→ WORK TO COMPLETE
Pictures within the data are to be left out; everything else must be reproduced exactly.

---

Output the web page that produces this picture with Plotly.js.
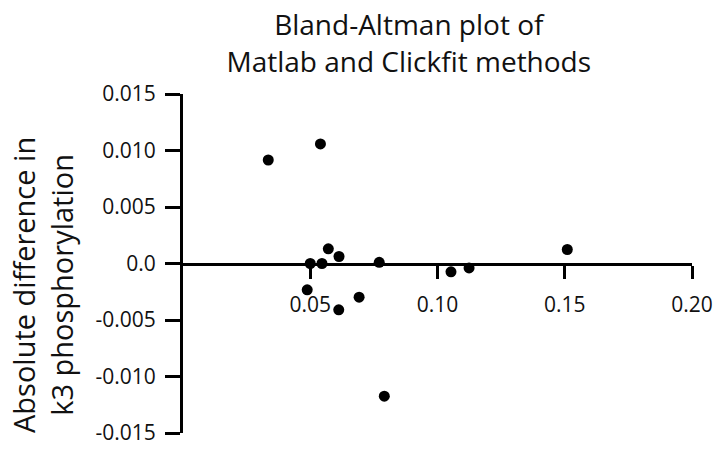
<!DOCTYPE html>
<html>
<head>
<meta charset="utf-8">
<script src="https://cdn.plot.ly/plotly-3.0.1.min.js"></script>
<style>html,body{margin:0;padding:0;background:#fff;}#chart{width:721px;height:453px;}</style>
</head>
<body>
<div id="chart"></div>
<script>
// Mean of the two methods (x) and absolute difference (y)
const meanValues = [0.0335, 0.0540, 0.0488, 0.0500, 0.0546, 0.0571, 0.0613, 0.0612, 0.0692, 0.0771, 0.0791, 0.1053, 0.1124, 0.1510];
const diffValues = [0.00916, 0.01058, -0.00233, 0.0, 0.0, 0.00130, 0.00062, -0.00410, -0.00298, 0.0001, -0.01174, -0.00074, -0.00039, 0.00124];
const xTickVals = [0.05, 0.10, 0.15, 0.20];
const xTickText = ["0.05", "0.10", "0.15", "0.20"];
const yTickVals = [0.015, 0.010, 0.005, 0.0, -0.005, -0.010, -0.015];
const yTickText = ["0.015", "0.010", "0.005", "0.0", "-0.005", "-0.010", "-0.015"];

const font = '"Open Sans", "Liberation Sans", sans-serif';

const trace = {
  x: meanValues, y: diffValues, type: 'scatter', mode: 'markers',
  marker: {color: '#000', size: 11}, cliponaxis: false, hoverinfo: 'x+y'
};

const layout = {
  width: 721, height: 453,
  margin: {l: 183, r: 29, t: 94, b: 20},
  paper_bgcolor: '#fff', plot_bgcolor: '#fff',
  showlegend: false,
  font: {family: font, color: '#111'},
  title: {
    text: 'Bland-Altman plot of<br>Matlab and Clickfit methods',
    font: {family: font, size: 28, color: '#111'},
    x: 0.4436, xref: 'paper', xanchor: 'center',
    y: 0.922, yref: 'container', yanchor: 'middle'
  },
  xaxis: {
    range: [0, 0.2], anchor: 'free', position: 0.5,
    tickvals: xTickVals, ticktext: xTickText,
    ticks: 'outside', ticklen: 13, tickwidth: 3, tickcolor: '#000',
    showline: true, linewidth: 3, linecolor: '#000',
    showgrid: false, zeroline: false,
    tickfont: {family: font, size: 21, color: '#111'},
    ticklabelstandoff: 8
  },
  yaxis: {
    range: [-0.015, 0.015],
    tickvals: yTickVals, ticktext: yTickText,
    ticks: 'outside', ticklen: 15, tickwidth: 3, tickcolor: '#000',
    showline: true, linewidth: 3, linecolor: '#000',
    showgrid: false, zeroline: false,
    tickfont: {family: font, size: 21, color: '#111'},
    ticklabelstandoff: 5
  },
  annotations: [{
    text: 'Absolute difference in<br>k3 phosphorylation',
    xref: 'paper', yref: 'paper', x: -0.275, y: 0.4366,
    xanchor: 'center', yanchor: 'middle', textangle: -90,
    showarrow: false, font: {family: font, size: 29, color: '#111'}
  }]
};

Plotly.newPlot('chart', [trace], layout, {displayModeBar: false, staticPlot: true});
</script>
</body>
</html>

---

→ OUTPUT
Output the web page that produces this picture with Plotly.js.
<!DOCTYPE html>
<html>
<head>
<meta charset="utf-8">
<script src="https://cdn.plot.ly/plotly-3.0.1.min.js"></script>
<style>html,body{margin:0;padding:0;background:#fff;}#chart{width:721px;height:453px;}</style>
</head>
<body>
<div id="chart"></div>
<script>
// Mean of the two methods (x) and absolute difference (y)
const meanValues = [0.0335, 0.0540, 0.0488, 0.0500, 0.0546, 0.0571, 0.0613, 0.0612, 0.0692, 0.0771, 0.0791, 0.1053, 0.1124, 0.1510];
const diffValues = [0.00916, 0.01058, -0.00233, 0.0, 0.0, 0.00130, 0.00062, -0.00410, -0.00298, 0.0001, -0.01174, -0.00074, -0.00039, 0.00124];
const xTickVals = [0.05, 0.10, 0.15, 0.20];
const xTickText = ["0.05", "0.10", "0.15", "0.20"];
const yTickVals = [0.015, 0.010, 0.005, 0.0, -0.005, -0.010, -0.015];
const yTickText = ["0.015", "0.010", "0.005", "0.0", "-0.005", "-0.010", "-0.015"];

const font = '"Open Sans", "Liberation Sans", sans-serif';

const trace = {
  x: meanValues, y: diffValues, type: 'scatter', mode: 'markers',
  marker: {color: '#000', size: 11}, cliponaxis: false, hoverinfo: 'x+y'
};

const layout = {
  width: 721, height: 453,
  margin: {l: 183, r: 29, t: 94, b: 20},
  paper_bgcolor: '#fff', plot_bgcolor: '#fff',
  showlegend: false,
  font: {family: font, color: '#111'},
  title: {
    text: 'Bland-Altman plot of<br>Matlab and Clickfit methods',
    font: {family: font, size: 28, color: '#111'},
    x: 0.4436, xref: 'paper', xanchor: 'center',
    y: 0.922, yref: 'container', yanchor: 'middle'
  },
  xaxis: {
    range: [0, 0.2], anchor: 'free', position: 0.5,
    tickvals: xTickVals, ticktext: xTickText,
    ticks: 'outside', ticklen: 13, tickwidth: 3, tickcolor: '#000',
    showline: true, linewidth: 3, linecolor: '#000',
    showgrid: false, zeroline: false,
    tickfont: {family: font, size: 21, color: '#111'},
    ticklabelstandoff: 8
  },
  yaxis: {
    range: [-0.015, 0.015],
    tickvals: yTickVals, ticktext: yTickText,
    ticks: 'outside', ticklen: 15, tickwidth: 3, tickcolor: '#000',
    showline: true, linewidth: 3, linecolor: '#000',
    showgrid: false, zeroline: false,
    tickfont: {family: font, size: 21, color: '#111'},
    ticklabelstandoff: 5
  },
  annotations: [{
    text: 'Absolute difference in<br>k3 phosphorylation',
    xref: 'paper', yref: 'paper', x: -0.275, y: 0.4366,
    xanchor: 'center', yanchor: 'middle', textangle: -90,
    showarrow: false, font: {family: font, size: 29, color: '#111'}
  }]
};

Plotly.newPlot('chart', [trace], layout, {displayModeBar: false, staticPlot: true});
</script>
</body>
</html>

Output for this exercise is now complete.